- Country: United States
- Language: English
- Genre: Science fiction

Publication
- Published in: Astounding Science Fiction
- Publication type: Periodical
- Publisher: Street & Smith
- Media type: Print (Magazine, Hardback & Paperback)
- Publication date: September 1940

Chronology
- Series: Homo Sol Trilogy
| — | The Imaginary |

= Homo Sol =

Short story by Isaac Asimov

"Homo Sol" is a science fiction short story by American writer Isaac Asimov. It was first published in the September 1940 issue of Astounding Science Fiction and reprinted in the 1972 collection The Early Asimov. It deals with the proposed acceptance into a galactic federation of hominid civilizations of the hominids of newly discovered Earth. (Each member civilization is referred to by a prefix denoting its shared "hominidity", followed by the name of its star — hence the title, Homo Sol.)
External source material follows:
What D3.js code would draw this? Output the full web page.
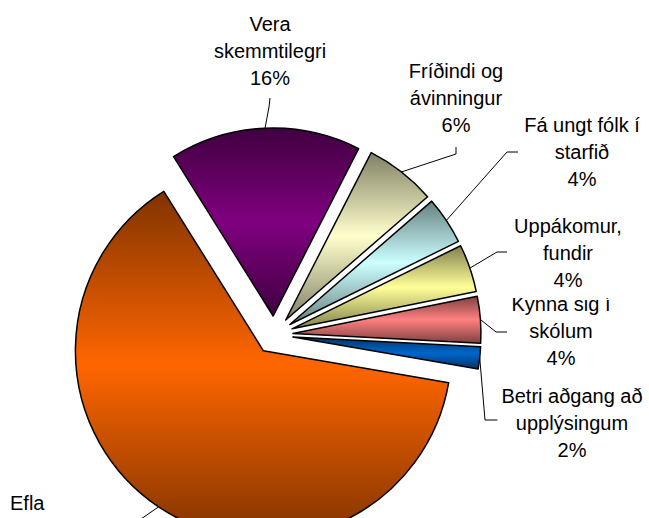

Together with its two sequels ("The Imaginary" and "The Hazing") which form a 'Homo Sol Trilogy', the story is primarily set in a university environment. "Homo Sol" was the nineteenth story written by Asimov, the eighth to be published, and the second to appear in Astounding, which was then the world's leading science fiction magazine.

==Plot summary==
In the Homo Sol stories, the Galactic Federation has developed psychology into a hard science, with quantitative equations and solutions for behavior. Consequently, master psychologists are important and highly regarded.

The Solarians (meaning humans, also referred to as Homo Sol) have developed hyperspace travel and landed on a planet of Alpha Centauri, thus qualifying for acceptance into the Galactic Federation of intelligent humanoid species.

Tan Porus, master psychologist at Arcturus University, is invited to join the delegation to be sent to administer the invitation, but sends one of his assistants. The delegation returns in despair; not only have the Solarians refused the invitation, but they exhibit irrational and war-like behavior that contravenes the sacrosanct psychological laws established over millennia by Federation psychologists.

In opposition to his doubting colleagues, Porus insists that the hominids of this new planet are something special: a species susceptible to panic en masse. "What of Kraut's Law," a colleague asks him, "which says it is impossible to panic more than five hominids at a time?" Porus dismisses this with scorn, manipulates the Federation Council into sending him to Earth to demonstrate his thesis, and in a short time broadcasts back the results of his demonstration: "Panic, morons! World-wide panic!" Porus is eventually able to work out the psychological means to convince the Solarians to accept membership in the Federation.

==Notes==
Asimov wrote "Homo Sol" in December 1939, after becoming certain that he would receive good grades in his first semester as a Columbia University graduate student. In January 1940 it was the second story, after 15 rejections, that John W. Campbell of Astounding Science Fiction purchased from him. While working at his family's candy store, when a customer berated him for inattention, stating that his son earned $50 a week from hard work, Asimov showed his $72 check, the largest in his career; "It was a very satisfactory moment", he later said.

Campbell insisted on rewriting sections of "Homo Sol" to bring the story closer in line with his own racial views. Asimov avoided submitting future stories with alien characters to Astounding. "Homo Sol" also first mentioned the concept of psychology being developed into a mathematically rigorous science, an idea he called psychohistory in his Foundation stories.